Business Motivations Can't Be Denied
If you're on the board of directors of, say, a major bank, you have at least two very serious concerns that are relevant here.
One is serving the needs of shareholders by showing increased earnings year over year, even in flat economies. Until recently, the default answer was to acquire or be acquired -- but sheer size alone is no guarantee of continued success.
Cloud is compelling to business leaders as it directly attacks one of the largest budget items in any bank or financial shop: IT costs. Cloud also makes it easier to bring new products and services to market in the hopes of retaining customers and growing revenues.
No wonder I'm seeing more and more banking and finance IT shops that are now on a forced march towards cloud.
But there's a second, more troubling motivation: fear of disruption. Rivers of venture capital are pouring into smaller startups who want nothing more than to disrupt the status quo in banking and finance. Imagine PayPal on steroids, or crowdsourcing auto and home loans.
That's the sort of thing that can keep a senior executive up at night.
IT Resistance Is Hard To Overcome
Cutting to the uncomfortable truth, IT organizations are far smaller and leaner when using a cloud model. The infrastructure types, in particular, take a heavy hit.
So IT drags their feet. They run evaluation after evaluation. They build incompatible private clouds that lack the cost structure, agility and rich feature set of public clouds. If anything is moved, it's usually the least-demanding and least-sensitive workloads.
How long, exactly, have we been talking about hybrid clouds? At least seven years. Wise business leaders have started to figure out what's really going on.
If IT won't go willingly to the next IT model, business leadership has to step in and lay down the law. Yes, it's that important to them -- obviously.
And now, IT leadership needs a real, actionable game plan to move enterprise workloads to the agility and cost structure of a cloud model. Simply studying the problem won't suffice.
There Are Exceptions
The enterprise IT universe is a very large place, with wonderful diversity.
I have met a few (very few) larger IT organizations that have had some success hand-crafting a private cloud that delivers a reasonable set of infrastructure, platform and database services. They did so out of necessity at the time. None of them has told me that they'd do it again, and are all looking to get out from under the beast they've created.
I have met handfuls of IT organizations that have leaped headfirst from the familiar world of being datacenter systems integrators to the brave new world of learning to be cloud systems integrators. Any forward progress they make seems to be more than offset by the confounding complexity created in the process.
But it doesn't have to be that way.
There Is A More Logical Path
The main reason I and many of my colleagues have chosen to work at Oracle is that Oracle has figured out this enterprise cloud thing with a tantalizing combination of strategy, technology, resources and execution.
No one else in the industry could do anything close.
For the medium-to-large organization that's trying to figure out how to cloudify their enterprise application portfolio, it's worth learning about.
Maybe you'll see the unique appeal we all saw:
- Integrated enterprise SaaS that's designed to work together, and not as functional silos.

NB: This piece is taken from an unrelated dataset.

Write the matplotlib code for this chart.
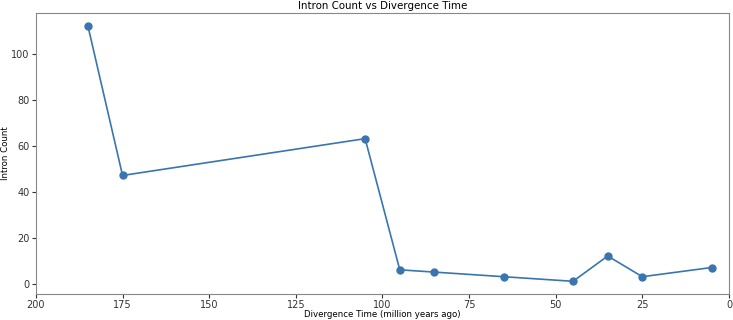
import matplotlib
matplotlib.use("Agg")
import matplotlib.pyplot as plt

divergence_time = [185, 175, 105, 95, 85, 65, 45, 35, 25, 5]
intron_count = [112, 47, 63, 6, 5, 3, 1, 12, 3, 7]

fig = plt.figure(figsize=(7.33, 3.2), dpi=100)
ax = fig.add_axes([0.049, 0.081, 0.9455, 0.878])
ax.plot(divergence_time, intron_count, marker='o', color='#3a75b0', markersize=5, linewidth=1.2)
ax.set_xlim(200, 0)
ax.set_title("Intron Count vs Divergence Time", fontsize=7.4, pad=3)
ax.set_xlabel("Divergence Time (million years ago)", fontsize=6.2, labelpad=0)
ax.set_ylabel("Intron Count", fontsize=6.2, labelpad=1)
ax.tick_params(labelsize=7, colors='#333333', length=3, pad=1.5)
for s in ax.spines.values():
    s.set_color('#888888')
fig.savefig("out.png", dpi=100)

- Integrated enterprise PaaS that's targeted at making enterprise application developers far more productive.
- Integrated enterprise IaaS that's optimized for demanding enterprise workloads: Oracle and non-Oracle
- Engineered systems optimized for databases, applications and analytics, deployed in the datacenter or with precise equivalents in the Oracle Cloud.
- Cloud machines that bring the power of the public cloud model into the datacenter: for application development, database and analytics.

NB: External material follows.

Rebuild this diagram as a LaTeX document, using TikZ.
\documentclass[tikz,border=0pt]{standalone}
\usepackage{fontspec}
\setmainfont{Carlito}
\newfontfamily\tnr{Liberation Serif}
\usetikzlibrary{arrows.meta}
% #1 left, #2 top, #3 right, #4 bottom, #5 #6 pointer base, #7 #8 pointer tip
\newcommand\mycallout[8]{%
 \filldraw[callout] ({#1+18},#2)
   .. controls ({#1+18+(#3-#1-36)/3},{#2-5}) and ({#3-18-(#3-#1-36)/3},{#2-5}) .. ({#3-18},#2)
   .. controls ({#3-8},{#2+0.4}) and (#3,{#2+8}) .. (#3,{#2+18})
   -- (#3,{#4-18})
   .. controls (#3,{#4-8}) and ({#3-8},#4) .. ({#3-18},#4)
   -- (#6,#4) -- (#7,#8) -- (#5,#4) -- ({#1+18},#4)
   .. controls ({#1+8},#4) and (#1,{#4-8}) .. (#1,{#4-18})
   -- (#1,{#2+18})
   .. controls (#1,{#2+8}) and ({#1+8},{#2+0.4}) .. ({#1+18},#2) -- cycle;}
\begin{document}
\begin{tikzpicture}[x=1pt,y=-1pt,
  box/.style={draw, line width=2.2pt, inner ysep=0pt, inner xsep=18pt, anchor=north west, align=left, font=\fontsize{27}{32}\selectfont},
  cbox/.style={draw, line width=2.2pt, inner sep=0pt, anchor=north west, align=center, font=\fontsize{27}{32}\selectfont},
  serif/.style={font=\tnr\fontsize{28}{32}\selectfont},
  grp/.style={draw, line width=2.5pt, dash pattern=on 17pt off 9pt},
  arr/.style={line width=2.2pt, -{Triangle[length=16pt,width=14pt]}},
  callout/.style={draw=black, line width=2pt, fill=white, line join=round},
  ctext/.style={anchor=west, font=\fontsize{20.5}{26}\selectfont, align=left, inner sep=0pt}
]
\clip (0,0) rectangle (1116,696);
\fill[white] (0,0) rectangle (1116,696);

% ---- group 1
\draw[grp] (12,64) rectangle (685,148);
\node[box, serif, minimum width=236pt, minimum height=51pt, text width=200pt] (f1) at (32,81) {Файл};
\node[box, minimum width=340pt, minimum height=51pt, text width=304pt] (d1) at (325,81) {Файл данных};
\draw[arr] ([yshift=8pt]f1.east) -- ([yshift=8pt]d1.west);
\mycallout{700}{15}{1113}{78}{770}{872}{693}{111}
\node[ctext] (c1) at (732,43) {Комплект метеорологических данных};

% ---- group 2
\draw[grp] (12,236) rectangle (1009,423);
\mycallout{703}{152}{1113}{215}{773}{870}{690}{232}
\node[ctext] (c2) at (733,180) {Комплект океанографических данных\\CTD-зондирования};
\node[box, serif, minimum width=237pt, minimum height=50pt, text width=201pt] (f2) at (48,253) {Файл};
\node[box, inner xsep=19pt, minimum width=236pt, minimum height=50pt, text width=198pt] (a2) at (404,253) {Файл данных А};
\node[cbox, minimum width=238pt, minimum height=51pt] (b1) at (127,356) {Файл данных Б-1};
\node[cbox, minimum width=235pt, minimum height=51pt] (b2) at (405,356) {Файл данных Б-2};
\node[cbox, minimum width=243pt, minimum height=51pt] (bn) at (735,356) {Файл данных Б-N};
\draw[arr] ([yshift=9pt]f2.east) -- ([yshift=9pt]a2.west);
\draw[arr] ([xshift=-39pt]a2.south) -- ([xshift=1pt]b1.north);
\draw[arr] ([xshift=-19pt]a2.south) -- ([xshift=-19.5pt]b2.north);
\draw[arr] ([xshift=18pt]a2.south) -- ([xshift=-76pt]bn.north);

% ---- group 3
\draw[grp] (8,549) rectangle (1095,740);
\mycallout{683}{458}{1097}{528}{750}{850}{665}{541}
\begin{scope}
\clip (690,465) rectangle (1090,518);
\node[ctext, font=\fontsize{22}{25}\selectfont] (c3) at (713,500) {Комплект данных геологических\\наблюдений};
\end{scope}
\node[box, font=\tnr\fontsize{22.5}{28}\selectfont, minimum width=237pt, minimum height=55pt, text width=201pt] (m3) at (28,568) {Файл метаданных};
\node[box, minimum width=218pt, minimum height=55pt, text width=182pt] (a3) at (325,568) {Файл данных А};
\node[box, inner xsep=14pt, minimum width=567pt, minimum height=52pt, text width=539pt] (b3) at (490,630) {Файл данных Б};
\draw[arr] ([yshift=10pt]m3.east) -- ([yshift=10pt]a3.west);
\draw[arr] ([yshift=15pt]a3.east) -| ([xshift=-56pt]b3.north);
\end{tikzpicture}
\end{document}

One open architecture, one extensible management framework, one trusted vendor to hold accountable -- that runs Oracle and non-Oracle workloads.
IT can now focus on getting results vs. being perpetual system integrators: both in the data center and in the cloud. The path to cloud is yours to define and control in a way that makes sense for you and your business.
That'll Never Happen Here ... Or Will It?
And you may be right. IT transitions tend to roll quickly in some segments, more slowly in others, and perhaps not at all in some.
But if you've noticed that the continual drumbeat to "do cloud" isn't going away, I'd argue it's only a matter of time before your IT function joins the ever-growing club of learning to work under the new breed of cloud quotas.
Because business people have this way of getting what they need.